A simulation-based technology for stochastic modeling, sensitivity analysis and design optimization, aimed at development of next-generation micro-fluidic devices for biomedical applications. - During an epidemic, testing numerous patients puts a heavy burden on the healthcare sector, while infections
continue to rise in the absence of a treatment. In such a scenario, micro-fluidics technology can be used to
develop affordable point-of-care diagnostic tools for detecting infected patients early, and effective drug
discovery platforms for synthesizing therapeutic drugs. The development of such devices is extremely
challenging, needing expertise in multiple disciplines (e.g. physics, chemistry, biology), and understanding the
interplay between variables that influence operating performance requires computational assistance. While
advanced design software may be adopted to simulate the performance of such devices, precise knowledge of
prediction reliability is of paramount importance to ensure their suitability for clinical decision-making.
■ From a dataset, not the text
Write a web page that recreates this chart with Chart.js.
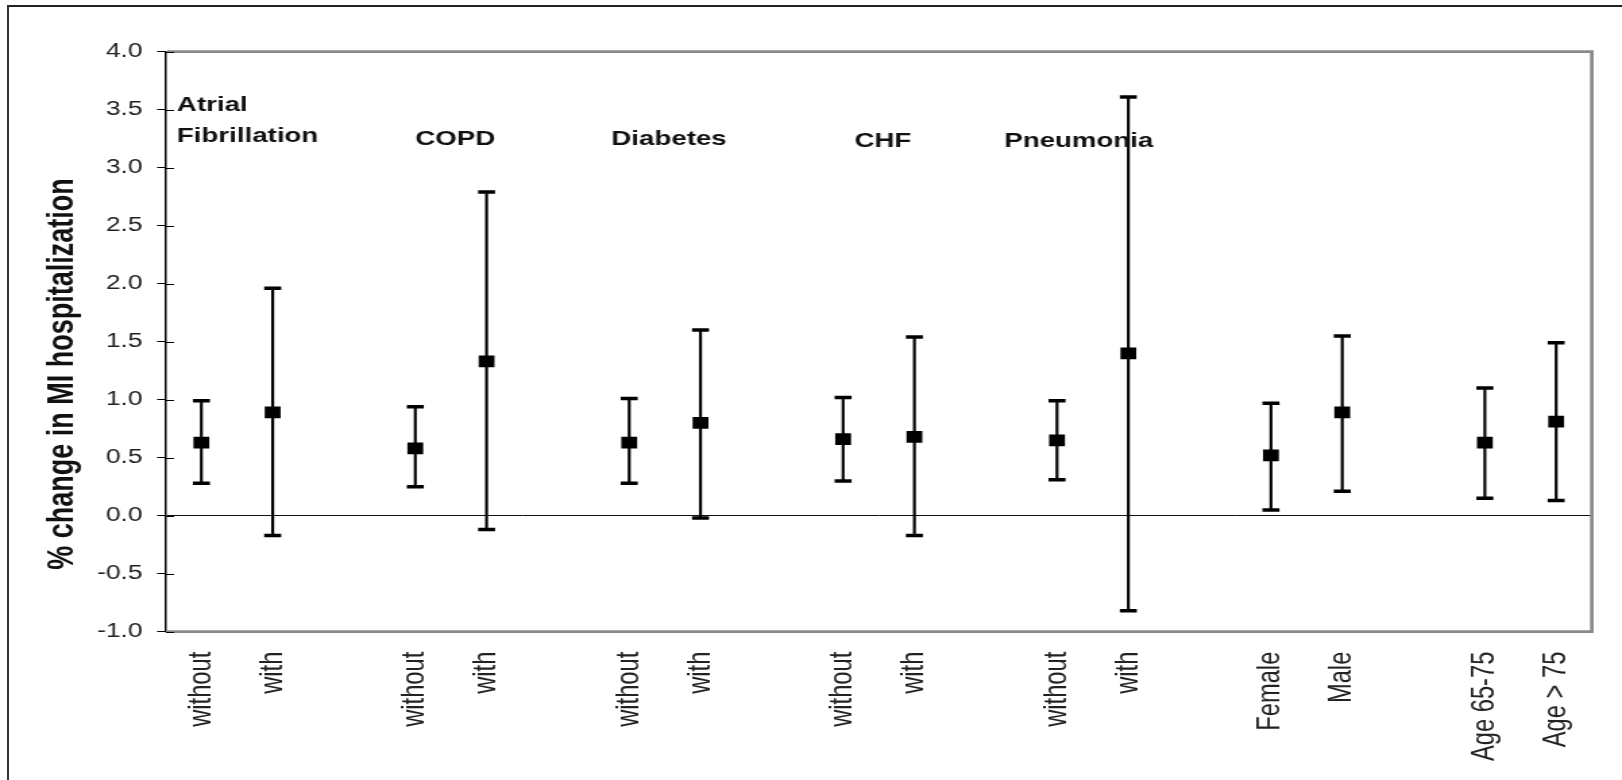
<!DOCTYPE html>
<html><head><meta charset="utf-8">
<script src="https://cdn.jsdelivr.net/npm/chart.js@4.4.1/dist/chart.umd.min.js"></script>
<style>
html,body{margin:0;padding:0;background:#fff;overflow:hidden;width:1622px;height:780px;}
#frame{position:absolute;left:7px;top:5px;width:1700px;height:900px;border-left:2px solid #333;border-top:2px solid #222;}
#wrap{position:absolute;left:0;top:0;width:1202px;height:780px;transform:scaleX(1.3494176);transform-origin:0 0;}
</style></head><body>
<div id="frame"></div>
<div id="wrap"><canvas id="c" width="1202" height="780"></canvas></div>
<script>
// ---- data ----
const categories = ['without','with','','without','with','','without','with','','without','with','','without','with','','Female','Male','','Age 65-75','Age > 75'];
const meanValues  = [0.63, 0.89, null, 0.58, 1.33, null, 0.63, 0.80, null, 0.66, 0.68, null, 0.65, 1.40, null, 0.52, 0.89, null, 0.63, 0.81];
const lowerValues = [0.28,-0.17, null, 0.25,-0.12, null, 0.28,-0.02, null, 0.30,-0.17, null, 0.31,-0.82, null, 0.05, 0.21, null, 0.15, 0.13];
const upperValues = [0.99, 1.96, null, 0.94, 2.79, null, 1.01, 1.60, null, 1.02, 1.54, null, 0.99, 3.61, null, 0.97, 1.55, null, 1.10, 1.49];
const groupNames = [['Atrial','Fibrillation'], ['COPD'], ['Diabetes'], ['CHF'], ['Pneumonia']];
const yAxisTitle = '% change in MI hospitalization';
const yMin = -1.0, yMax = 4.0, yStep = 0.5;

const FONT = "'Liberation Sans', Arial, Helvetica, sans-serif";

const decor = {
  id: 'decor',
  beforeDatasetsDraw(chart, args, o) {
    const {ctx, chartArea: a, scales: {y}} = chart;
    ctx.save();
    ctx.strokeStyle = o.frameColor; ctx.lineWidth = o.frameWidth;
    ctx.beginPath();
    ctx.moveTo(a.left + 1, a.top); ctx.lineTo(a.right, a.top);
    ctx.lineTo(a.right, a.bottom); ctx.lineTo(a.left + 1, a.bottom);
    ctx.stroke();
    ctx.strokeStyle = '#000'; ctx.lineWidth = 1;
    y.ticks.forEach(t => {
      const py = Math.round(y.getPixelForValue(t.value)) + 0.5;
      ctx.beginPath(); ctx.moveTo(a.left, py); ctx.lineTo(a.left + o.innerTick, py); ctx.stroke();
    });
    ctx.restore();
  },
  afterDraw(chart, args, o) {
    const {ctx, chartArea: a, scales: {x, y}} = chart;
    ctx.save();
    ctx.fillStyle = '#111';
    ctx.font = 'bold ' + o.groupFontSize + 'px ' + FONT;
    ctx.textAlign = 'left'; ctx.textBaseline = 'alphabetic';
    groupNames.forEach((lines, i) => {
      const p = o.groupPos[i];
      const px = x.getPixelForValue(p.x);
      const py = y.getPixelForValue(p.y);
      lines.forEach((ln, k) => ctx.fillText(ln, px, py + k * o.groupLineGap));
    });
    ctx.translate(o.titleX, o.titleY);
    ctx.rotate(-Math.PI / 2);
    ctx.font = 'bold ' + o.titleFontSize + 'px ' + FONT;
    ctx.textAlign = 'center'; ctx.textBaseline = 'middle';
    ctx.fillText(yAxisTitle, 0, 0);
    ctx.restore();
  }
};

new Chart(document.getElementById('c'), {
  type: 'bar',
  data: {
    labels: categories,
    datasets: [
      { type: 'line', label: 'mean', data: meanValues, showLine: false, pointStyle: 'rect',
        pointRadius: 8.3, pointHoverRadius: 8.3, pointBackgroundColor: '#000', pointBorderWidth: 0,
        borderColor: '#000', backgroundColor: '#000', order: 0 },
      { type: 'line', label: 'upper', data: upperValues, showLine: false, pointStyle: 'line',
        pointRadius: 6.3, pointHoverRadius: 6.3, pointBorderWidth: 3.5, pointBorderColor: '#000',
        borderColor: '#000', order: 1 },
      { type: 'line', label: 'lower', data: lowerValues, showLine: false, pointStyle: 'line',
        pointRadius: 6.3, pointHoverRadius: 6.3, pointBorderWidth: 3.5, pointBorderColor: '#000',
        borderColor: '#000', order: 1 },
      { type: 'bar', label: 'range', data: lowerValues.map((l, i) => l === null ? null : [l, upperValues[i]]),
        backgroundColor: '#000', borderWidth: 0, barThickness: 1.5, order: 2 }
    ]
  },
  options: {
    responsive: false, animation: false, devicePixelRatio: 1,
    layout: { padding: { top: 51.7, right: 14.1, left: 0, bottom: 0 } },
    plugins: {
      legend: { display: false }, tooltip: { enabled: false },
      decor: {
        frameColor: '#8a8a8a', frameWidth: 2.7, innerTick: 6.2,
        groupFontSize: 20.5, groupLineGap: 31,
        groupPos: [ {x: -0.343, y: 3.49}, {x: 3.0, y: 3.20}, {x: 5.75, y: 3.20}, {x: 9.16, y: 3.18}, {x: 11.26, y: 3.18} ],
        titleFontSize: 27, titleX: 47, titleY: 374
      }
    },
    scales: {
      x: {
        type: 'category', offset: true,
        grid: { display: false, drawTicks: false, tickLength: 0 },
        border: { display: false },
        ticks: { autoSkip: false, maxRotation: 90, minRotation: 90, padding: 20, color: '#222',
                 font: { family: FONT, size: 23.7 } },
        afterFit(s) { s.height = 148.3; }
      },
      y: {
        min: yMin, max: yMax,
        ticks: { stepSize: yStep, callback: v => Number(v).toFixed(1), padding: 10.7, color: '#222',
                 font: { family: FONT, size: 19.6 } },
        grid: { color: c => (c.tick && Math.abs(c.tick.value) < 1e-9) ? '#111' : 'rgba(0,0,0,0)',
                lineWidth: 1, tickColor: '#000', tickLength: 6.4, tickWidth: 1, drawTicks: true },
        border: { display: true, color: '#000', width: 1.5 },
        afterFit(s) { s.width = 122.8; }
      }
    }
  },
  plugins: [decor]
});
</script>
</body></html>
Therefore, the long term objectives of this project are to commercially introduce a new paradigm of digital
engineering design that focuses on evaluating the fluctuations in performance outputs due to variability in input
parameters and to demonstrate the relevance of such a simulation-based technology through specific
application to development of micro-fluidic biomedical devices. The envisioned proof-of-concept is a modular
computational system with practical commercial applications in the healthcare sector that demonstrates how
scientific computing, numerical simulation & artificial intelligence modeling approaches can lead to an
increased understanding of the performance of a micro-fluidic system subject to operating uncertainty, and
enable robust design optimization. The proposed approach is to employ innovative stochastic spectral methods
& advanced numerical schemes to conduct computationally efficient, high fidelity simulations involving
uncertainty quantification & propagation, model sensitivity analysis, and finite element analysis for the
engineering evaluation of progressively complex micro-fluidic device designs, and to incorporate artificial
intelligence based meta-modeling techniques to perform design space exploration for performance
improvement of such devices. The R&D efforts would establish the technical merits & feasibility of a simulation-
based technology for predictive stochastic analysis & multi-disciplinary engineering evaluation of novel micro-
fluidic devices that addresses the need for efficient & accurate performance assessment of such devices in
practical (often uncertain/variable) operating scenarios. It could subsequently be utilized by biomedical
engineers to foster the rapid development of robust next-generation devices that operate reliably within desired
operating performance specifications, such as diagnostic tools with improved detection sensitivity & specificity,
and drug discovery platforms with enhanced reconstitution of complex cellular interactions. These can play a
crucial role in rapid short-term response to control the spread of infections & to mitigate disease outbreaks,
while also offering improved solutions for enhancing long-term access to primary healthcare & comprehensive
disease treatment, thereby significantly improving public health, particularly in resource constrained settings.